Ijeoma, a professor of public sector economics at the University of Fort Hare (UFH) in the Eastern Cape had his citizenship revoked by the Ministry of Home Affairs after he fraudulently relied on a bigamous marriage to a South African woman to obtain naturalisation and citizenship.
Prof. Ijeoma arrived in South Africa from Nigeria on a study permit in 1998 to pursue academic studies at the University of Pretoria. He obtained a PhD in economics in 2003.
According to DispatchLIVE, Ijeoma took home affairs on review to the Bhisho high court, but in a 2020 judgment the court held the minister had not erred in finding Ijeoma had made false representations about his marital status to the department or in determining his SA citizenship was null and void.
Acting judge Mickey Mfenyana has denied Ijeoma leave to appeal her ruling, stating another court will not differ from her finding that he was disingenuous, if not dishonest, and that there was no reason to interfere with the minister’s decision.
The confirmation of the home affairs action rendering him an undesirable inhabitant of the country means Ijeoma, who previously renounced his Nigerian citizenship, has nowhere else to go.
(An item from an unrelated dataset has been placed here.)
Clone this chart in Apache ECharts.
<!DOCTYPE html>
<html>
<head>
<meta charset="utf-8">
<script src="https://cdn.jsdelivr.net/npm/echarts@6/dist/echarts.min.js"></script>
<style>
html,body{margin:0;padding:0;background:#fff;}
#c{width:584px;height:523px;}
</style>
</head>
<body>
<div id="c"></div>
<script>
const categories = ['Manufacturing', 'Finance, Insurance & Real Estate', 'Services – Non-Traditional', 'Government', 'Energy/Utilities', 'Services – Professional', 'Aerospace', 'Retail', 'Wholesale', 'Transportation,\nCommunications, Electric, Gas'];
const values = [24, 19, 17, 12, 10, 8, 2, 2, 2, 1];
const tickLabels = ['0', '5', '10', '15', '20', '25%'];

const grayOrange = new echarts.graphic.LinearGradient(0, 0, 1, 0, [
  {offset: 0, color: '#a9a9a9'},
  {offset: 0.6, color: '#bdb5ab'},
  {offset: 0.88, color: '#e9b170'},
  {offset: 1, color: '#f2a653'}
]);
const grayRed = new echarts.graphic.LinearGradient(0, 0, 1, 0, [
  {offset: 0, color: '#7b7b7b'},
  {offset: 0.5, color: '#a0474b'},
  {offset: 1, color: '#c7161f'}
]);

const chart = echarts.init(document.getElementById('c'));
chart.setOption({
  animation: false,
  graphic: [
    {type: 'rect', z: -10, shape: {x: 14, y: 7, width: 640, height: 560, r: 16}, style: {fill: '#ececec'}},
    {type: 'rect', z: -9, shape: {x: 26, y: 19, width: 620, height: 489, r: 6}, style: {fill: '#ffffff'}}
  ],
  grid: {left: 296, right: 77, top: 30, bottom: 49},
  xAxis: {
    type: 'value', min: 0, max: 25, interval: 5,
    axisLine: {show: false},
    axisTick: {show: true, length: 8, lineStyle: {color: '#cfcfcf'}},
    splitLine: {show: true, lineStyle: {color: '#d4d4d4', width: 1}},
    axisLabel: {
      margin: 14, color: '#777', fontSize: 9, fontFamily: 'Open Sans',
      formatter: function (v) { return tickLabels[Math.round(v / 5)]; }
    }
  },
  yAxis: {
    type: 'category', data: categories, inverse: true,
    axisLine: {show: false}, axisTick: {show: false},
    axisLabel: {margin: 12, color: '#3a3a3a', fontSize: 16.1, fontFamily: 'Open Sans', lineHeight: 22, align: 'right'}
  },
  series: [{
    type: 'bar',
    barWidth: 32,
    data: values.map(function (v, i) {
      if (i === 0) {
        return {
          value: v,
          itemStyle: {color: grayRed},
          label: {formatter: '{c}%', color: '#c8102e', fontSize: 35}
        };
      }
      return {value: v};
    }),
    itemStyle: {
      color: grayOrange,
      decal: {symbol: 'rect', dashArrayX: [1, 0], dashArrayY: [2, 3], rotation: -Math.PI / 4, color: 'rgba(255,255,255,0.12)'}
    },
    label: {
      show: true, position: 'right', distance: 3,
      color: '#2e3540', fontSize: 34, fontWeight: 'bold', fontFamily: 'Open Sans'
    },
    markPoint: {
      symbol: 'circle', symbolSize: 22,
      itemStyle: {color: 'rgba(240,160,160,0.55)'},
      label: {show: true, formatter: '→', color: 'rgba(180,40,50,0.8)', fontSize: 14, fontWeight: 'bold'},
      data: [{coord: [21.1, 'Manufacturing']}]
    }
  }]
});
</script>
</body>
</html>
Ijeoma was granted permanent residence in SA in the same year he graduated from Tukkies, having been exempted from immigration restrictions due to his marriage to a local woman two years earlier.
In 2005 he was granted SA citizenship through naturalisation but by 2007 he had divorced his South African wife, ostensibly because the couple was unable to conceive a child.
He was then joined in SA by a Nigerian woman, Anne Tomo. Home affairs officials were tipped off that Ijeoma had committed bigamy by marrying the SA woman after Tomo in her application for permanent residence, attached a copy of her 1993 marriage to him in Nigeria.
Officials said Ijeoma’s sole mission in marrying the SA woman was to acquire citizenship.